Al FBI se le pierden las pistolas
Una investigación revela el robo de 450 armas y 185 ordenadores desde 1990
No se sale de lo común que un trabajador se lleve furtivamente a casa unos cuantos folios del despacho, o incluso un paquete de clips. Pero si la profesión del empleado es espía y su empresa es el FBI, el hurto venial puede ser más problemático: a la agencia de investigación de EE UU le han desaparecido 450 pistolas y 185 ordenadores portátiles, algunos de ellos con información confidencial.
Aunque en los tiempos que corren nada es imposible, parece improbable que el robo se deba a un asalto nocturno de una banda de cacos al cuartel general de Washington. De ahí se deduce que las armas y los PC están en las cartucheras y las casas de agentes cuyas aficiones incluyen el tiro, la informática y el gusto por lo ajeno.
John Ashcroft, fiscal general del que depende la agencia, compareció ante la prensa para asumir el bochorno
Dicen los periódicos que el FBI es víctima de un maleficio que amenaza con transformar a sus espías en réplicas del inspector Clouseau. No es sólo que el más pío de sus agentes (caso Hanssen) haya resultado ser un empleado de los rusos con novia en un garito de strip-tease. No es sólo que en los sótanos aparezcan documentos (caso McVeigh) capaces de frenar la ejecución del terrorista más odiado de EE UU. Y, desde luego, es sólo una coincidencia que el nuevo director del FBI, Robert Mueller, anuncie que sufre cáncer de próstata una semana después de que George W. Bush lo escoja para el cargo.
De las 450 armas desaparecidas, al menos 184 están en manos de gente de poco fiar: figuran como robadas en los coches o en las casas de agentes del FBI (o eso dicen ellos), e incluso sustraídas a agentes en atracos callejeros que no dejan de tener un cierto componente humorístico si no fuera porque al menos una de las pistolas se empleó en un homicidio en las afueras de la capital. Las otras 266 armas simplemente se han esfumado; en general, son pistolas de aspecto típicamente cinematográfico (semiautomáticas de marca Glock), aunque también han desaparecido varios rifles, metralletas y algún fusil de asalto difícil de esconder en un maletín.
Peor es la desaparición de ordenadores, no porque sean más caros que las pistolas (especialmente en este país), sino porque muchos de ellos contenían información comprometida, secreta, o ambas cosas a la vez.
John Ashcroft, el fiscal general (de cuyo departamento depende el FBI), compareció ante la prensa para asumir el bochorno, aunque trató de aminorarlo con una estrategia semántica: insistió en que las pistolas y los ordenadores no estaban 'desaparecidos', sino 'no localizados', como si fuera cuestión de mirar en las papeleras.

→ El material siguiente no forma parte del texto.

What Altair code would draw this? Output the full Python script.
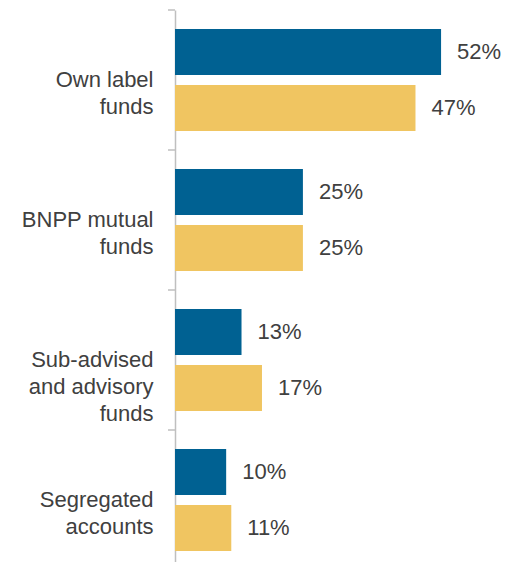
import altair as alt
import pandas as pd

categories = ["Own label|funds", "BNPP mutual|funds", "Sub-advised|and advisory|funds", "Segregated|accounts"]
series = ["Series 1", "Series 2"]
values_1 = [52, 25, 13, 10]
values_2 = [47, 25, 17, 11]

colors = ["#006192", "#F0C561"]
text_color = "#404040"
font = "Liberation Sans"

rows = []
for c, v1, v2 in zip(categories, values_1, values_2):
    rows.append({"category": c, "series": series[0], "value": v1})
    rows.append({"category": c, "series": series[1], "value": v2})
df = pd.DataFrame(rows)
cat_df = pd.DataFrame({"category": categories})

y_scale = alt.Scale(paddingInner=0, paddingOuter=0, range=[0, 560])

y_enc = alt.Y(
    "category:N",
    sort=categories,
    scale=y_scale,
    axis=alt.Axis(
        title=None,
        ticks=False,
        tickSize=0,
        domainColor="#BFBFBF",
        domainWidth=1.5,
        labelFontSize=22,
        labelFont=font,
        labelColor=text_color,
        labelPadding=22,
        labelLineHeight=27,
        labelLimit=250,
        labelExpr="split(datum.label, '|')",
    ),
)
yoff_enc = alt.YOffset(
    "series:N",
    sort=series,
    scale=alt.Scale(paddingInner=0.1786, paddingOuter=0.339),
)
x_enc = alt.X("value:Q", scale=alt.Scale(domain=[0, 60]), axis=None)

base = alt.Chart(df).encode(y=y_enc, yOffset=yoff_enc, x=x_enc)

bars = base.mark_bar().encode(
    color=alt.Color("series:N", scale=alt.Scale(domain=series, range=colors), legend=None)
)

labels = base.transform_calculate(lbl="datum.value + '%'").mark_text(
    align="left", baseline="middle", dx=16, fontSize=22, font=font, color=text_color
).encode(text="lbl:N")

ticks = alt.Chart(cat_df).mark_rule(color="#BFBFBF", strokeWidth=1.5).encode(
    y=alt.Y("category:N", sort=categories, scale=y_scale, bandPosition=0),
    x=alt.value(-7),
    x2=alt.value(0),
)

chart = (
    alt.layer(bars, labels, ticks)
    .properties(
        width=307,
        height=552,
        autosize=alt.AutoSizeParams(type="none"),
        padding={"left": 167, "top": 2, "right": 28, "bottom": 0},
    )
    .configure_view(stroke=None)
)

chart.save("out.html", embed_options={"renderer": "svg", "actions": False})
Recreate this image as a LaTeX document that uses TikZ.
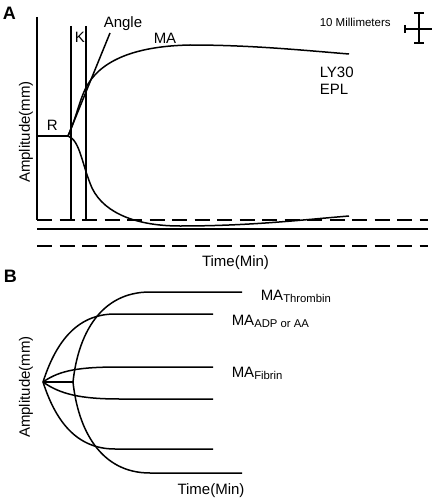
\documentclass[tikz,border=0pt]{standalone}
\usepackage{fontspec}
\setmainfont{Liberation Sans}
\begin{document}
\begin{tikzpicture}[x=1pt,y=-1pt,line width=1.5pt,line join=round,
  lbl/.style={font=\fontsize{15}{18}\selectfont,inner sep=0pt},
  smalllbl/.style={font=\fontsize{11.5}{14}\selectfont,inner sep=0pt},
  panel/.style={font=\fontsize{18}{20}\selectfont\bfseries,inner sep=0pt},
  dashline/.style={dash pattern=on 15pt off 7.5pt},
  thin/.style={line width=1.2pt}]
\useasboundingbox (0,0) rectangle (432,500);
\newcommand{\sbs}[1]{\raisebox{-0.35ex}{\fontsize{11.3}{13}\selectfont #1}}
% ---------- Panel A ----------
\node[panel,anchor=base west] (pA) at (2,20) {A};
\coordinate (j) at (68,136);
\draw (37,17) -- (37,220);
\draw (71,26) -- (71,220);
\draw (86,26) -- (86,220);
\draw (37,136) -- (j);
\draw (j) -- (110,33);
\draw (j) .. controls (77,116) and (80,97) .. (88,84)
      .. controls (104,58) and (140,46) .. (190,45)
      .. controls (250,45) and (300,50) .. (349,54);
\draw (j) .. controls (80,140) and (82,165) .. (92,188)
      .. controls (105,215) and (140,226) .. (180,226)
      .. controls (250,226) and (300,220) .. (349,216);
\draw[dashline] (37,220) -- (428,220);
\draw (37,229) -- (428,229);
\draw[dashline] (37,246) -- (428,246);
\node[lbl,anchor=base west] (ang) at (103,28) {Angle};
\node[lbl,anchor=base west] (kl) at (74,43) {K};
\node[lbl,anchor=base west] (mal) at (153,44) {MA};
\node[lbl,anchor=base west] (rl) at (46,130) {R};
\node[lbl,anchor=base west] (ly) at (319,78) {LY30};
\node[lbl,anchor=base west] (epl) at (319,95) {EPL};
\node[smalllbl,anchor=base west] (mm) at (319,27) {10 Millimeters};
\node[lbl,anchor=base] (tA) at (235.5,266) {Time(Min)};
\node[lbl,rotate=90] (yA) at (26,132) {Amplitude(mm)};
% scale cross
\draw[thin] (419,13) -- (419,43);
\draw[thin] (414,13) -- (424,13);
\draw[thin] (414,43) -- (424,43);
\draw[thin] (405,29) -- (432,29);
\draw[thin] (405,25) -- (405,33);
% ---------- Panel B ----------
\node[panel,anchor=base west] (pB) at (3,282) {B};
\coordinate (o) at (43,382);
\coordinate (kp) at (73,382);
\draw (o) -- (kp);
\draw (kp) .. controls (78,335) and (100,292) .. (150,292) -- (242,292);
\draw (o) .. controls (55,345) and (75,314) .. (115,314) -- (213,314);
\draw (o) .. controls (60,370) and (80,367) .. (120,367) -- (213,367);
\draw (o) .. controls (60,394) and (80,399) .. (120,399) -- (213,399);
\draw (o) .. controls (55,419) and (75,449) .. (115,449) -- (213,449);
\draw (kp) .. controls (78,429) and (100,473) .. (150,473) -- (242,473);
\node[lbl,anchor=base west] (mat) at (260,300) {MA\sbs{Thrombin}};
\node[lbl,anchor=base west] (maa) at (231,325) {MA\sbs{ADP or AA}};
\node[lbl,anchor=base west] (maf) at (231,377) {MA\sbs{Fibrin}};
\node[lbl,anchor=base] (tB) at (211,494) {Time(Min)};
\node[lbl,rotate=90] (yB) at (26,387) {Amplitude(mm)};
\end{tikzpicture}
\end{document}
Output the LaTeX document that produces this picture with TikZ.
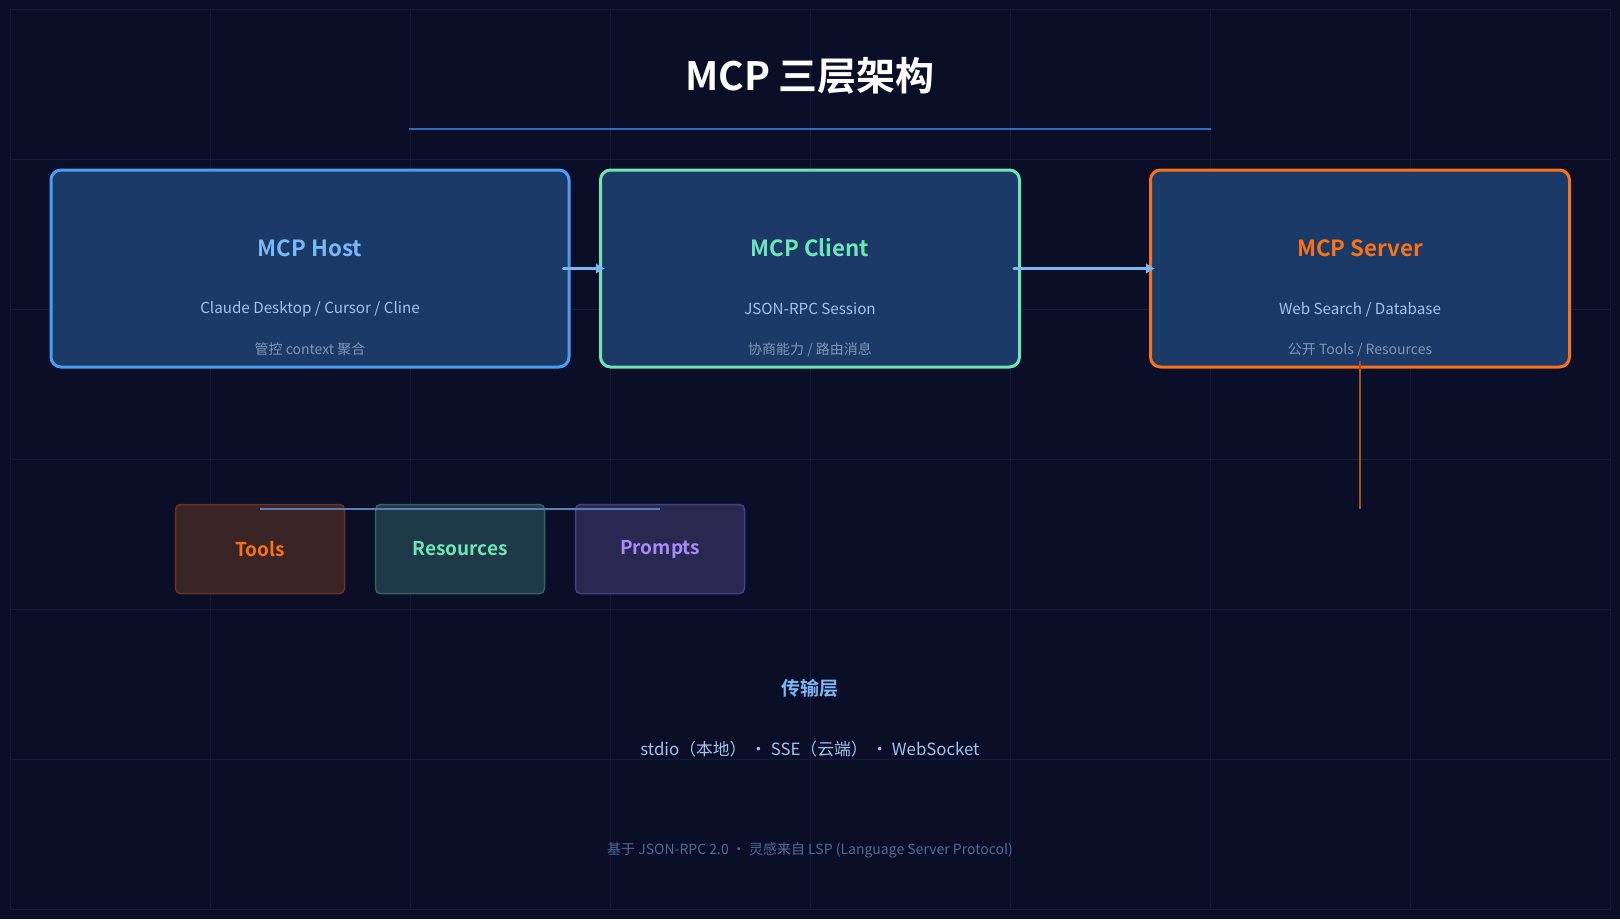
\documentclass[tikz,border=0pt]{standalone}
\usepackage{fontspec}
\setmainfont{Noto Sans CJK SC}[BoldFont={Noto Sans CJK SC Bold}]
\usetikzlibrary{arrows.meta, positioning}
\definecolor{mcpbg}{HTML}{0A0E27}
\definecolor{mcpgrid}{HTML}{131B3B}
\definecolor{mcpfill}{HTML}{1B3A68}
\definecolor{mcpblue}{HTML}{4A9EF7}
\definecolor{mcpbluetxt}{HTML}{7CB7F8}
\definecolor{mcpgreen}{HTML}{6EE7B7}
\definecolor{mcporange}{HTML}{F97316}
\definecolor{mcpsub}{HTML}{A3C2EE}
\definecolor{mcpnote}{HTML}{8196B8}
\definecolor{mcprule}{HTML}{2F6BC0}
\definecolor{mcparrow}{HTML}{7DB5F5}
\definecolor{mcpdrop}{HTML}{A4511D}
\definecolor{mcplink}{HTML}{5B7DB0}
\definecolor{mcpfoot}{HTML}{4F6A99}
\definecolor{toolsfill}{HTML}{3A2426}
\definecolor{toolsdraw}{HTML}{6A3420}
\definecolor{resfill}{HTML}{1E3A48}
\definecolor{resdraw}{HTML}{2E6660}
\definecolor{promptfill}{HTML}{2A2850}
\definecolor{promptdraw}{HTML}{463F8A}
\definecolor{prompttxt}{HTML}{A78BFA}

\begin{document}
\begin{tikzpicture}[
  x=1pt, y=-1pt,
  >=Latex,
  line cap=round, line join=round,
  gridln/.style={draw=mcpgrid, line width=1pt},
  layerbox/.style={rounded corners=10pt, line width=3pt, fill=mcpfill,
                   minimum width=518pt, minimum height=197pt, inner sep=0pt},
  layername/.style={font=\fontsize{22.3}{26}\selectfont\bfseries},
  layersub/.style={font=\fontsize{15.2}{18}\selectfont, text=mcpsub},
  layernote/.style={font=\fontsize{14}{17}\selectfont, text=mcpnote},
  primbox/.style={rounded corners=5pt, line width=1.5pt,
                  minimum width=169pt, minimum height=89pt, inner sep=0pt,
                  font=\fontsize{19}{23}\selectfont\bfseries},
  flow/.style={draw=mcparrow, fill=mcparrow, line width=3.3pt,
               -{Latex[length=9pt, width=11pt]}},
]
\fill[mcpbg] (0,0) rectangle (1620,919);
\useasboundingbox (0,0) rectangle (1620,919);

% ----- grid -----
\foreach \gx in {10,210,...,1610} \draw[gridln] (\gx,9) -- (\gx,909);
\foreach \gy in {9,159,...,909} \draw[gridln] (10,\gy) -- (1610,\gy);

% ----- title -----
\node[font=\fontsize{39}{45}\selectfont\bfseries, text=white] (title) at (810,76) {MCP 三层架构};
\coordinate (ruleL) at (409,129);
\coordinate (ruleR) at (1211,129);
\draw[draw=mcprule, line width=2pt, line cap=butt] (ruleL) -- (ruleR);

% ----- three layers -----
\node[layerbox, draw=mcpblue] (host) at (310,268.5) {};
\node[layerbox, draw=mcpgreen, minimum width=419pt] (client) at (810,268.5) {};
\node[layerbox, draw=mcporange, minimum width=419pt] (server) at (1360,268.5) {};

\node[layername, text=mcpbluetxt] (hostname) at (310,248) {MCP Host};
\node[layersub] (hostsub) at (310,309) {Claude Desktop / Cursor / Cline};
\node[layernote] (hostnote) at (310,349) {管控 context 聚合};

\node[layername, text=mcpgreen] (clientname) at (810,248) {MCP Client};
\node[layersub] (clientsub) at (810,309) {JSON-RPC Session};
\node[layernote] (clientnote) at (810,350) {协商能力 / 路由消息};

\node[layername, text=mcporange] (servername) at (1360,248) {MCP Server};
\node[layersub] (serversub) at (1360,310) {Web Search / Database};
\node[layernote] (servernote) at (1360,350) {公开 Tools / Resources};

\draw[flow] ([xshift=-7pt]host.east) -- ([xshift=6pt]client.west);
\draw[flow] ([xshift=-7pt]client.east) -- ([xshift=6pt]server.west);

% ----- primitives -----
\node[primbox, fill=toolsfill, draw=toolsdraw, text=mcporange] (tools) at (260,549) {Tools};
\node[primbox, fill=resfill, draw=resdraw, text=mcpgreen] (resources) at (460,549) {Resources};
\node[primbox, fill=promptfill, draw=promptdraw, text=prompttxt] (prompts) at (660,549) {Prompts};

\coordinate (drop) at (1360,509);
\draw[draw=mcpdrop, line width=2pt, line cap=butt] ([yshift=8pt]server.south) -- (drop);
\draw[draw=mcplink, line width=2pt, line cap=butt]
  ([yshift=40pt]tools.center) -- ([yshift=40pt]prompts.center);

% ----- transport -----
\node[font=\fontsize{19}{23}\selectfont\bfseries, text=mcpbluetxt] (transport) at (810,688) {传输层};
\node[font=\fontsize{16.8}{20}\selectfont, text=mcpsub] (transportsub) at (810,749)
  {stdio（本地） · SSE（云端） · WebSocket};

% ----- footer -----
\node[font=\fontsize{14}{17}\selectfont, text=mcpfoot] (footer) at (810,850)
  {基于 JSON-RPC 2.0 · 灵感来自 LSP (Language Server Protocol)};
\end{tikzpicture}
\end{document}
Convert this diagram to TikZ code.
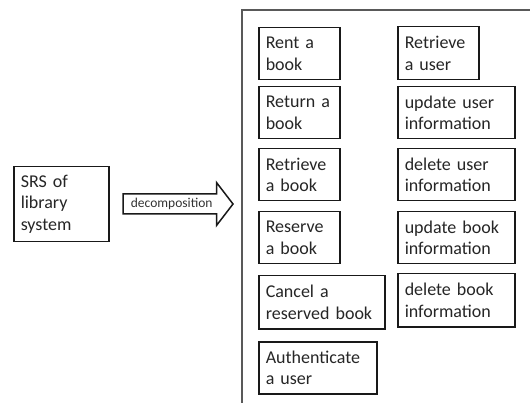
\documentclass[tikz,border=0pt]{standalone}
\usepackage{fontspec}
\setmainfont{Carlito}
\begin{document}
\begin{tikzpicture}[x=1pt,y=-1pt,
  box/.style={draw=black!90, line width=1.5pt, anchor=north west, align=left,
    inner xsep=7pt, inner ysep=0pt, text=black!85,
    font=\fontsize{18}{21.7}\selectfont},
  twoline/.style={minimum height=52pt},
  narrow/.style={text width=67pt},
  wide/.style={text width=103pt},
  blockarrow/.style={draw=black!90, line width=1.5pt, fill=white, line join=miter},
  arrowlabel/.style={text=black!80, inner sep=0pt, font=\fontsize{13.5}{15}\selectfont},
  frame/.style={draw=black!65, line width=2pt, anchor=north west, inner sep=0pt}]
\useasboundingbox (0,0) rectangle (530,403);
\fill[white] (0,0) rectangle (530,403);

% enclosing frame of the decomposed functions (runs off the page)
\node[frame, minimum width=320pt, minimum height=420pt] (group) at (241,9) {};

% the whole system
\node[box, text width=81pt, minimum height=75pt] (srs) at (13,166) {SRS of\\library\\system};

% decomposition block arrow
\coordinate (a1) at (123,194);
\coordinate (a2) at (216.5,194);
\coordinate (a3) at (216.5,182.5);
\coordinate (tip) at (233,204);
\coordinate (a5) at (216.5,225.5);
\coordinate (a6) at (216.5,214);
\coordinate (a7) at (123,214);
\draw[blockarrow] (a1) -- (a2) -- (a3) -- (tip) -- (a5) -- (a6) -- (a7) -- cycle;
\node[arrowlabel] (decomp) at (171.7,204) {decomposition};

% left column
\node[box, twoline, narrow] (rent) at (258,27) {Rent a\\book};
\node[box, twoline, narrow] (return) at (258,86) {Return a\\book};
\node[box, twoline, narrow] (retrbook) at (258,148) {Retrieve\\a book};
\node[box, twoline, narrow] (reserve) at (258,211) {Reserve\\a book};
\node[box, minimum height=53pt, text width=112pt] (cancel) at (258,275) {Cancel a\\reserved book};
\node[box, twoline, text width=104pt] (auth) at (258,341) {Authenticate\\a user};

% right column
\node[box, minimum height=53pt, narrow] (retruser) at (397,26) {Retrieve\\a user};
\node[box, twoline, wide] (upduser) at (397,86) {update user\\information};
\node[box, twoline, wide] (deluser) at (397,148) {delete user\\information};
\node[box, twoline, wide] (updbook) at (397,211) {update book\\information};
\node[box, minimum height=53pt, wide] (delbook) at (397,273) {delete book\\information};
\end{tikzpicture}
\end{document}
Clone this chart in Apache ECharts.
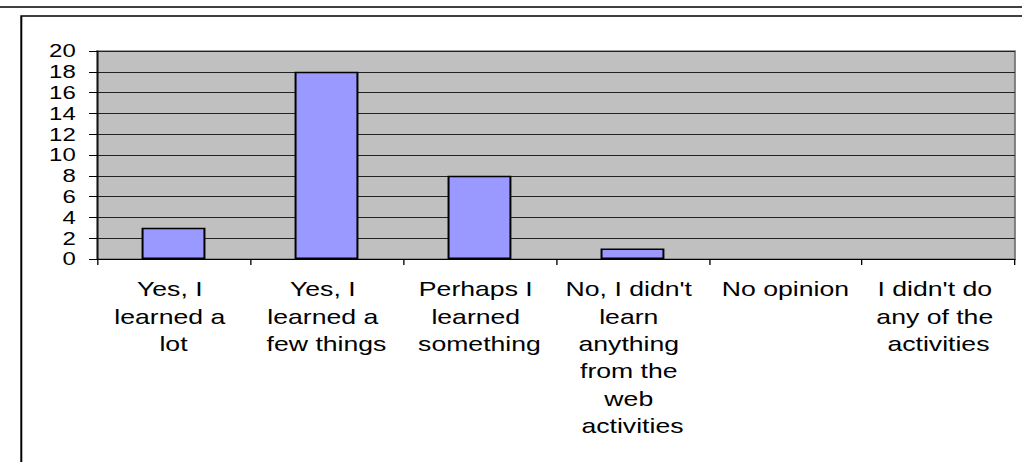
<!DOCTYPE html>
<html>
<head>
<meta charset="utf-8">
<script src="https://cdn.jsdelivr.net/npm/echarts@6/dist/echarts.min.js"></script>
<style>
  html, body { margin: 0; padding: 0; background: #fff; overflow: hidden; }
  #wrap { width: 1022px; height: 462px; overflow: hidden; }
  #chart { width: 768px; height: 462px; transform: scaleX(1.330729); transform-origin: 0 0; }
</style>
</head>
<body>
<div id="wrap"><div id="chart"></div></div>
<script>
const categories = [
  "Yes, I learned a lot",
  "Yes, I learned a few things",
  "Perhaps I learned something",
  "No, I didn't learn anything from the web activities",
  "No opinion",
  "I didn't do any of the activities"
];
const responses = [3, 18, 8, 1, 0, 0];
const yTicks = [0, 2, 4, 6, 8, 10, 12, 14, 16, 18, 20];

const chart = echarts.init(document.getElementById('chart'), null, { renderer: 'svg' });
const font = 'Liberation Sans, Arial, sans-serif';

chart.setOption({
  animation: false,
  backgroundColor: '#fff',
  graphic: [
    { type: 'line', shape: { x1: 0, y1: 7, x2: 800, y2: 7 }, style: { stroke: '#000', lineWidth: 1.5 }, silent: true },
    { type: 'rect', shape: { x: 16, y: 16, width: 900, height: 600 }, style: { stroke: '#000', fill: 'none', lineWidth: 1.5 }, silent: true }
  ],
  grid: {
    left: 72.9, right: 5.3, top: 51, bottom: 203,
    show: true, backgroundColor: '#C0C0C0', borderColor: '#808080', borderWidth: 1.5
  },
  xAxis: {
    type: 'category',
    data: categories,
    axisLine: { lineStyle: { color: '#000', width: 1 } },
    axisTick: { show: true, length: 6, lineStyle: { color: '#000' } },
    axisLabel: {
      interval: 0, margin: 17, color: '#000', fontFamily: font, fontSize: 20,
      lineHeight: 27.3, width: 105, overflow: 'break', align: 'center'
    }
  },
  yAxis: {
    type: 'value',
    min: yTicks[0], max: yTicks[yTicks.length - 1], interval: 2,
    axisLine: { show: true, lineStyle: { color: '#000', width: 1 } },
    axisTick: { show: true, length: 6, lineStyle: { color: '#000' } },
    axisLabel: { margin: 16, color: '#000', fontFamily: font, fontSize: 18 },
    splitLine: { show: true, lineStyle: { color: '#222', width: 1 } }
  },
  series: [{
    type: 'bar',
    data: responses.map(v => ({
      value: v,
      itemStyle: { borderWidth: v === 0 ? 0 : 1.5 }
    })),
    barWidth: 48,
    itemStyle: { color: '#9999FF', borderColor: '#000', borderWidth: 1.5 }
  }]
});
</script>
</body>
</html>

Se estima que el FBI tiene repartidas 50.000 armas entre agentes y 13.000 ordenadores portátiles.
Las 'no localizaciones' se han descubierto en una auditoría interna que ha revisado los inventarios sólo desde el año 1990. Es muy significativo que el FBI haya mostrado reticencias a contar pistolas desaparecidas antes de ese año, no sea que la cifra se dispare. Por razones obvias, tampoco han querido ponerse a contar balas robadas en los departamentos de munición.
Cuando John Edgar Hoover dirigía el FBI hace medio siglo, el 88% de los estadounidenses tenía respeto y confianza por la agencia de información; una encuesta de Gallup mostró ayer que esa cifra se ha quedado en la mitad. No cabe duda de que las instituciones que velan por la seguridad del país pasan por un momento amargo respecto a la opinión pública, tanto que se ha actualizado un viejo chiste. El presidente de EE UU pone a prueba a dos agentes de la CIA, dos del FBI y dos policías de Nueva York, conocidos últimamente por la brutalidad de sus modos. Les encarga demostrar su habilidad en una misión de pega que consiste en localizar y rescatar a un conejo escondido en un bosque. Los dos agentes de la CIA se equivocan de bosque porque usan mapas antiguos. De los dos agentes del FBI, uno se pasa a construir madrigueras para los conejos y el otro prende fuego al bosque para irse pronto a casa. Los policías de Nueva York son los únicos que completan el trabajo: a punta de pistola, sacan del bosque a un oso que grita: 'Está bien, soy un conejo'.